Collective bargaining is mentioned in several places. §20b explicitly addresses collective bargaining, but does so to protect "payment of a benefit upon the death of a police officer or firefighter that occurs in the line of duty". However, in §19(1)k, the emergency manager may "reject, modify or terminate 1 or more terms and conditions of an existing collective bargaining agreement." This decision is legitimate if the emergency manager and the state treasurer decide that it is "reasonable and necessary", given local and broader economic climates, and given that it is "temporary and does not target specific classes of employees".
Lastly, to nail the point home: §25 grants immunity of liability to emergency managers, "as provided in section 7(5) of 1964 PA 170, MCL 691.1407."
As Michigan residents, we should be embarrassed at the lack of faith our house, senate and governor have in our ability to solve our own problems. Rather than working to support labor, education and health care, which obviously encourage community and free thought, steps are serious steps are being taken to make them dependent on private institutions for funding. The local governmental system has the capacity to represent the people.
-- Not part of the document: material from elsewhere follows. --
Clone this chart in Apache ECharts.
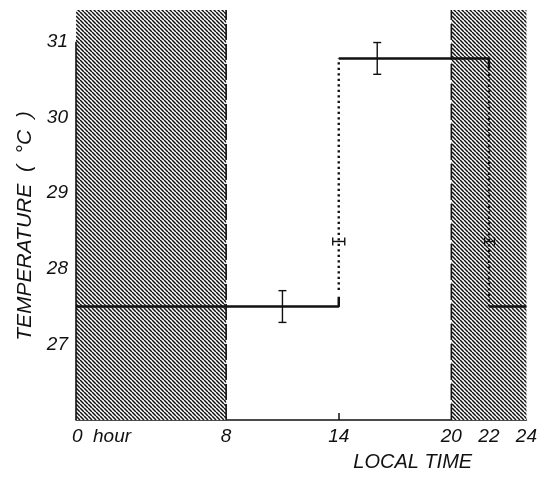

Michigan's cities and schools already have a bothersome reliance on corporate funding, it does not also need state-appointed babysitters. HB-4214 would pave the way toward a regression to feudalism. While we would be short-sighted to cry "fascism", we would be far more so to accept Gov. Snyder's signature on this cynical piece of legislation.
(As a side note: Sections 2, 4, and 6-11 are curiously absent from the documents available at the link above. Whether this is an oversight or a deliberate omission is uncertain.)
UPDATE (3/14/11): According to a personal email from Rep. Pscholka, sections 2, 4, and 6-11 do not exist:
"The sections that you are referring to do not exist. The bill is formatted by specific standards developed by the non-partisan Legislative Service Bureau (LSB). LSB does all of the bill drafting for all members of the House and Senate in the State of Michigan ... All other Michigan legislation is formatted similarly."